→ WORK INSTRUCTIONS
Include the line containing "2860, 8150, 15700, 11000, 5500, 1390, 880, 1440, 590, 455];" and all lines before it, repeated exactly from the listing below, without pictures.

→ DATASET EXCERPT
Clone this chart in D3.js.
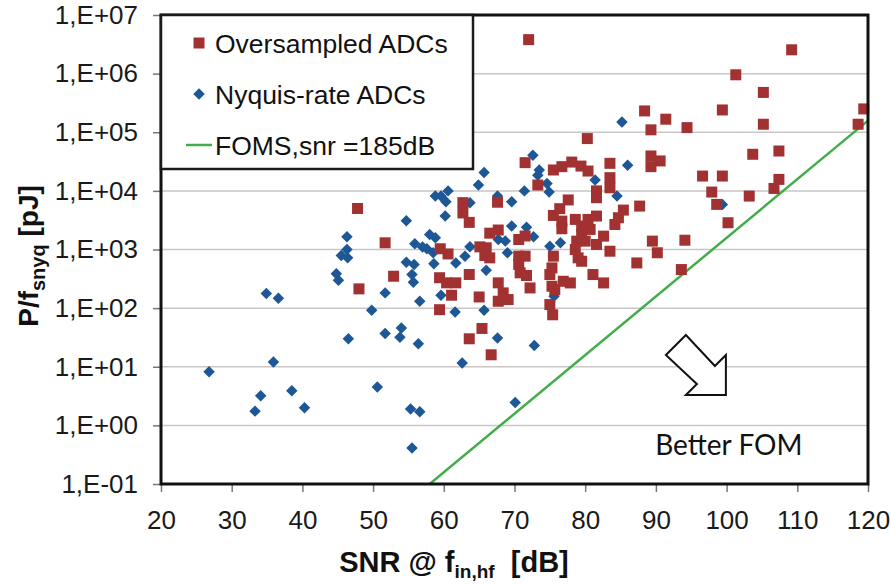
<!DOCTYPE html>
<html>
<head>
<meta charset="utf-8">
<script src="https://cdnjs.cloudflare.com/ajax/libs/d3/7.8.5/d3.min.js"></script>
<style>
body { margin: 0; background: #fff; }
text { font-family: "Liberation Sans", Arial, sans-serif; fill: #111; }
</style>
</head>
<body>
<svg id="visframe" width="890" height="585"></svg>
<script>
// values: SNR in dB, P/fsnyq in pJ
var overSnr = [47.8, 51.7, 52.9, 48.0, 63.6, 65.4, 66.7, 62.7, 62.7, 63.6, 67.6, 66.5, 67.7, 59.5, 60.6,
    65.1, 66.0, 66.5, 65.8, 63.6, 59.4, 60.4, 61.7, 61.1, 65.0, 59.4, 67.7, 67.7, 68.4, 71.5,
    73.3, 75.5, 76.7, 78.1, 79.4, 80.4, 81.6, 81.6, 83.5, 83.5, 83.5, 77.6, 76.4, 75.5, 76.7,
    76.7, 78.6, 79.5, 80.4, 81.6, 80.7, 79.5, 78.8, 80.0, 78.6, 79.0, 79.5, 81.6, 82.6, 83.5,
    84.2, 84.7, 85.4, 81.1, 82.6, 70.6, 71.5, 70.6, 71.5, 70.6, 70.8, 71.7, 72.2, 75.5, 75.3,
    75.0, 75.3, 76.9, 77.9, 75.7, 75.0, 75.4, 69.1, 80.3, 72.0, 88.4, 91.4, 89.3, 94.4, 89.3,
    90.6, 89.3, 101.3, 105.2, 99.4, 105.2, 109.2, 119.4, 118.6, 103.7, 107.4, 96.6, 99.4, 97.9, 98.6,
    100.2, 103.2, 107.4, 106.7, 87.7, 89.5, 90.2, 94.1, 87.3, 93.6];
var overEnergy = [5000, 1300, 350, 213, 30, 45, 16, 6300, 4200, 2900, 6400, 1900, 2150, 1030, 840,
    1110, 1070, 720, 790, 375, 330, 270, 270, 166, 155, 94, 270, 131, 182, 30300,
    12600, 22700, 25900, 31000, 26500, 21800, 10000, 7650, 29500, 16800, 11300, 7000, 4970, 3810, 3050,
    2260, 3260, 2510, 3260, 3720, 2200, 1800, 1390, 1390, 1000, 720, 630, 1220, 1690, 935,
    2670, 3480, 4700, 374, 269, 1480, 1700, 770, 770, 555, 400, 360, 221, 770, 486,
    374, 236, 287, 269, 207, 115, 77, 140, 78000, 3800000, 231000, 167000, 110000, 120000, 39400,
    32400, 25900, 955000, 478000, 240000, 137000, 2550000, 250000, 137000, 42100, 47900, 17900, 17900, 9550, 5880,
    2860, 8150, 15700, 11000, 5500, 1390, 880, 1440, 590, 455];

var nyqSnr = [26.8, 35.9, 34.1, 33.3, 38.5, 40.3, 46.5, 51.7, 50.6, 34.9, 36.6, 46.3, 46.3, 45.5, 46.4,
    44.8, 45.1, 51.7, 49.8, 65.7, 64.9, 60.6, 58.8, 59.6, 60.3, 60.2, 54.7, 67.6, 63.7, 58.0,
    58.8, 55.9, 57.0, 57.6, 58.5, 63.7, 67.7, 63.0, 61.7, 54.7, 55.8, 58.6, 55.5, 55.7, 56.6,
    59.6, 61.6, 66.0, 65.7, 54.0, 53.8, 56.4, 67.6, 62.6, 72.8, 70.1, 55.3, 56.6, 55.5, 72.6,
    73.5, 73.3, 74.6, 74.9, 71.4, 69.6, 81.4, 84.5, 86.0, 69.6, 71.7, 72.7, 68.7, 69.0, 75.0,
    76.5, 75.6, 85.2, 99.4];
var nyqEnergy = [8.2, 12, 3.2, 1.75, 3.9, 2.0, 30, 37, 4.5, 177, 147, 1650, 1000, 790, 720,
    385, 300, 182, 92, 20500, 12600, 10000, 8150, 8150, 6530, 3720, 3090, 8150, 6280, 1800,
    1590, 1250, 1100, 1030, 880, 1110, 1480, 770, 590, 607, 555, 570, 374, 276, 131,
    166, 86, 443, 92, 46, 32, 24.7, 31, 11.6, 23, 2.45, 1.9, 1.7, 0.41, 40400,
    22700, 18400, 13400, 9550, 10000, 6530, 15300, 8150, 27300, 2510, 2400, 1650, 1390, 880, 1140,
    1300, 159, 150000, 5880];

// FOMS,snr = 185 dB line end points
var fomsSnr = [58, 120];
var fomsEnergy = [0.1, 158000];

var xTicks = [20, 30, 40, 50, 60, 70, 80, 90, 100, 110, 120];
var yTicks = [1e-1, 1e0, 1e1, 1e2, 1e3, 1e4, 1e5, 1e6, 1e7];
var legendLabels = ["Oversampled ADCs", "Nyquis-rate ADCs", "FOMS,snr =185dB"];

var colors = {over: "#a23232", nyq: "#1d5796", foms: "#43ad4b"};
var plot = {left: 161, right: 868, top: 15, bottom: 484};

var svg = d3.select("#visframe");

var x = d3.scaleLinear().domain([20, 120]).range([plot.left, plot.right]);
var y = d3.scaleLog().domain([0.1, 1e7]).range([plot.bottom, plot.top]);

function expLabel(v){
    var e = Math.round(Math.log10(v));
    var s = Math.abs(e) < 10 ? "0" + Math.abs(e) : "" + Math.abs(e);
    return "1,E" + (e < 0 ? "-" : "+") + s;
}

//gridlines
svg.append("g").selectAll("line")
    .data(yTicks.slice(1, -1))
    .enter().append("line")
    .attr("x1", plot.left).attr("x2", plot.right)
    .attr("y1", d => y(d)).attr("y2", d => y(d))
    .style("stroke", "#cbc5c5")
    .style("stroke-width", 1.5);

//axes
var yAxis = svg.append("g")
    .attr("transform", "translate(" + plot.left + ",0)")
    .call(d3.axisLeft(y).tickValues(yTicks).tickFormat(expLabel).tickSize(8).tickPadding(15));
var xAxis = svg.append("g")
    .attr("transform", "translate(0," + plot.bottom + ")")
    .call(d3.axisBottom(x).tickValues(xTicks).tickSize(8).tickPadding(19));
[yAxis, xAxis].forEach(function(ax){
    ax.select(".domain").remove();
    ax.selectAll(".tick line").style("stroke", "#777").style("stroke-width", 1.5);
    ax.selectAll(".tick text")
        .style("font-family", "'Liberation Sans', Arial, sans-serif")
        .style("font-size", "26px")
        .style("fill", "#1a1a1a");
});

//FOM line
svg.append("path")
    .datum(d3.zip(fomsSnr, fomsEnergy))
    .attr("d", d3.line().x(d => x(d[0])).y(d => y(d[1])))
    .style("fill", "none")
    .style("stroke", colors.foms)
    .style("stroke-width", 2.5);

//markers
var diamond = d3.symbol().type(d3.symbolSquare).size(66);
var square = d3.symbol().type(d3.symbolSquare).size(121);

svg.append("g").selectAll("path")
    .data(d3.zip(nyqSnr, nyqEnergy))
    .enter().append("path")
    .attr("d", diamond)
    .attr("transform", d => "translate(" + x(d[0]) + "," + y(d[1]) + ") rotate(45)")
    .style("fill", colors.nyq);

svg.append("g").selectAll("path")
    .data(d3.zip(overSnr, overEnergy))
    .enter().append("path")
    .attr("d", square)
    .attr("transform", d => "translate(" + x(d[0]) + "," + y(d[1]) + ")")
    .style("fill", colors.over);

//frame
svg.append("rect")
    .attr("x", plot.left).attr("y", plot.top)
    .attr("width", plot.right - plot.left)
    .attr("height", plot.bottom - plot.top)
    .style("fill", "none")
    .style("stroke", "#111")
    .style("stroke-width", 3);

//legend
var legend = svg.append("g").attr("transform", "translate(" + plot.left + "," + plot.top + ")");
legend.append("rect")
    .attr("width", 312).attr("height", 154)
    .style("fill", "#fff")
    .style("stroke", "#1a1a1a")
    .style("stroke-width", 2.5);
var rows = legend.selectAll(".legRow")
    .data(legendLabels)
    .enter().append("g")
    .attr("class", "legRow")
    .attr("transform", (d, i) => "translate(38," + (28 + i * 51) + ")");
rows.filter((d, i) => i == 0).append("path").attr("d", square).style("fill", colors.over);
rows.filter((d, i) => i == 1).append("path").attr("d", diamond).attr("transform", "rotate(45)").style("fill", colors.nyq);
rows.filter((d, i) => i == 2).append("line")
    .attr("x1", -13).attr("x2", 13)
    .style("stroke", colors.foms).style("stroke-width", 2.5);
rows.append("text")
    .attr("x", 16)
    .attr("dy", "0.36em")
    .style("font-size", "26.5px")
    .text(d => d);

//arrow and note
var arrowTip = [99.9, 3.3];
var arrowPts = [[-40, -60], [-11, -29], [0, -40], [0, 0], [-40, 0], [-29, -11], [-60, -40]];
svg.append("path")
    .attr("transform", "translate(" + x(arrowTip[0]) + "," + y(arrowTip[1]) + ")")
    .attr("d", d3.line()(arrowPts) + "Z")
    .style("fill", "#fff")
    .style("stroke", "#111")
    .style("stroke-width", 2);

svg.append("text")
    .attr("x", x(89.9))
    .attr("y", 455)
    .style("font-family", "Lato, 'Open Sans', sans-serif")
    .style("font-size", "28px")
    .text("Better FOM");

//axis titles
var xt = svg.append("text")
    .attr("x", 454)
    .attr("y", 572)
    .attr("text-anchor", "middle")
    .style("font-weight", "bold")
    .style("font-size", "29px");
xt.append("tspan").text("SNR @ f");
xt.append("tspan").attr("dy", 6).style("font-size", "19px").text("in,hf");
xt.append("tspan").attr("dy", -6).text("\u00a0 [dB]");

var yt = svg.append("text")
    .attr("transform", "translate(38,256) rotate(-90)")
    .attr("text-anchor", "middle")
    .style("font-weight", "bold")
    .style("font-size", "28px");
yt.append("tspan").text("P/f");
yt.append("tspan").attr("dy", 7).style("font-size", "20px").text("snyq");
yt.append("tspan").attr("dy", -7).text(" [pJ]");
</script>
</body>
</html>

→ EXPECTED ANSWER
Clone this chart in D3.js.
<!DOCTYPE html>
<html>
<head>
<meta charset="utf-8">
<script src="https://cdnjs.cloudflare.com/ajax/libs/d3/7.8.5/d3.min.js"></script>
<style>
body { margin: 0; background: #fff; }
text { font-family: "Liberation Sans", Arial, sans-serif; fill: #111; }
</style>
</head>
<body>
<svg id="visframe" width="890" height="585"></svg>
<script>
// values: SNR in dB, P/fsnyq in pJ
var overSnr = [47.8, 51.7, 52.9, 48.0, 63.6, 65.4, 66.7, 62.7, 62.7, 63.6, 67.6, 66.5, 67.7, 59.5, 60.6,
    65.1, 66.0, 66.5, 65.8, 63.6, 59.4, 60.4, 61.7, 61.1, 65.0, 59.4, 67.7, 67.7, 68.4, 71.5,
    73.3, 75.5, 76.7, 78.1, 79.4, 80.4, 81.6, 81.6, 83.5, 83.5, 83.5, 77.6, 76.4, 75.5, 76.7,
    76.7, 78.6, 79.5, 80.4, 81.6, 80.7, 79.5, 78.8, 80.0, 78.6, 79.0, 79.5, 81.6, 82.6, 83.5,
    84.2, 84.7, 85.4, 81.1, 82.6, 70.6, 71.5, 70.6, 71.5, 70.6, 70.8, 71.7, 72.2, 75.5, 75.3,
    75.0, 75.3, 76.9, 77.9, 75.7, 75.0, 75.4, 69.1, 80.3, 72.0, 88.4, 91.4, 89.3, 94.4, 89.3,
    90.6, 89.3, 101.3, 105.2, 99.4, 105.2, 109.2, 119.4, 118.6, 103.7, 107.4, 96.6, 99.4, 97.9, 98.6,
    100.2, 103.2, 107.4, 106.7, 87.7, 89.5, 90.2, 94.1, 87.3, 93.6];
var overEnergy = [5000, 1300, 350, 213, 30, 45, 16, 6300, 4200, 2900, 6400, 1900, 2150, 1030, 840,
    1110, 1070, 720, 790, 375, 330, 270, 270, 166, 155, 94, 270, 131, 182, 30300,
    12600, 22700, 25900, 31000, 26500, 21800, 10000, 7650, 29500, 16800, 11300, 7000, 4970, 3810, 3050,
    2260, 3260, 2510, 3260, 3720, 2200, 1800, 1390, 1390, 1000, 720, 630, 1220, 1690, 935,
    2670, 3480, 4700, 374, 269, 1480, 1700, 770, 770, 555, 400, 360, 221, 770, 486,
    374, 236, 287, 269, 207, 115, 77, 140, 78000, 3800000, 231000, 167000, 110000, 120000, 39400,
    32400, 25900, 955000, 478000, 240000, 137000, 2550000, 250000, 137000, 42100, 47900, 17900, 17900, 9550, 5880,
    2860, 8150, 15700, 11000, 5500, 1390, 880, 1440, 590, 455];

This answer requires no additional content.